Linguistic wonders

Posted on April 1, 2019 by lembrechtsjonas

So, I had a little question: did my English vocabulary improve after 5 years of paper writing? Good question, I thought, and nothing our good friend R could not help me answer! So I dove into the data, read in all 10 of my first-author publications (8 published, 2 in the review stage) into R (after cleaning away references and figures), and asked R boldly: is there more unique words in my more recent work? I went for the easy answer at first: I took a sample of 2000 words (to unify the length of each paper) from every paper and calculated how many unique words could be found in each one of them. The results were… disappointing (Fig. 1):

Figure 1: The number of unique words in a standardized sample of 2000 words (app. 3/4 of most papers) for each of my first-author publications, chronologically ordered (paper 1 published in 2014, paper 9 and 10 currently in the review stage).

A linear model on that data was far from significant: no trend at all could observed here. Perhaps I was not getting more eloquent after all?

But then my wife pointed out that, yes, sampling 2000 words is an attempt to standardize between papers, but the length of each paper will still strongly affect the amount of words used, with longer papers allowing for a more variable word use.

Could that be true?

Figure 2: The number of unique words in the same standardized sample of 2000 words, yet now as a function of the total length of the paper

Oh, yes, it was true! Longer papers indeed – perhaps obviously so – allowed for a higher diversity in words, even within that sample of 2000 words!

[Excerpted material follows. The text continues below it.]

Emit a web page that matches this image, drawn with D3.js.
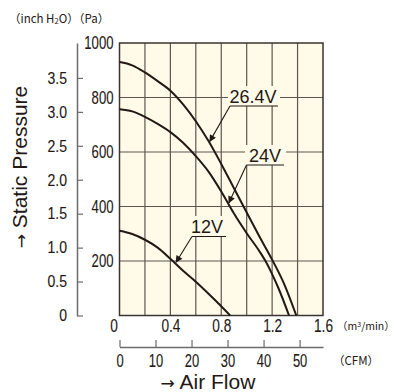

So what to do next? I still wanted to know if, if corrected for that bias, my vocabulary was increasing. After a brief over-dinner consult with my linguistically trained sister-in-law, I came up with the following:

Figure 3: cumulative unique word count throughout each paper (gray/reddish is old, greener is new, black is the most recent paper)

This graph wonderfully solves the issue, in my opinion. By plotting the cumulative unique word count in the order of the paper, I neatly take into account changes in structure in the writing, as per linguistic advice, while correcting for the length of the paper. Steeper curves would suggest a more elaborate use of the English language, even when they stopped earlier due to shorter paper length.

And indeed: my more recent papers (in green in Fig. 3) all but one (paper 6) show a steeper curve compared to the older papers. Especially paper 10 (the black line) is an interesting case, as it was a clear low outlier in Fig. 1. This time, it revealed a steep curve, together with the other recent papers, showing a great variety in word use despite its shorter length.

The trend is perhaps not too shocking, but of course none of these papers are ever written by me alone. There is a whole team of professionals behind each of them, giving me advice along the way, and likely suggesting new vocabulary to use, especially early on in my career.

So my vocabulary improved (a bit) over time. But how did the use of specific words change? Can we visualise changes in my topics of interests from the early stages of my PhD to my time as a postdoc now? As I now I had all this papers elegantly read in into R, this could easily be done. Check out the following:

Figure 4: Frequency of words in my 3 most recent papers (from my postdoc, so to speak), compared to word frequency in my 3 first papers (2014-2016). Colors indicate overall frequency of the word in question, the dashed line indicates a constant use in both datasets. Not all words are visualised.

And oh, is that interesting! There seems to be a constant interest in ‘change’, ‘anthropogenic’ and ‘conditions’ (as these are close to the dashed line). But my overal interest clearly shifted from a focus on ‘survival’ (of plants), ‘gaps’ (caused by disturbance), ‘native’ (and ‘non-native’ species) and ‘alpine’ and ‘elevational’-related questions to ‘soil’, ‘air’ and ‘microclimate’, and ‘temporal’ and ‘spatial’ patterns in ‘distributions’ at the ‘local’ ‘scale’.

Take this last one as a ‘spoiler’: from this recent papers, only one is currently published, so you can expect some more cool things about microclimate in the near future, as we are finally opening the black box that is the soil. Please stay tuned if you like those words above the dashed lines, cause you will see a lot more of them! If you are more of a fan of what happens below the dashed lines: don’t worry, there will be more of those as well, yet perhaps less often with me as a first author. That’s why we have students on board now!

Want to answer similar questions? The ‘Text mining in R‘-book from Julia Silge and David Robinson is a great source of code!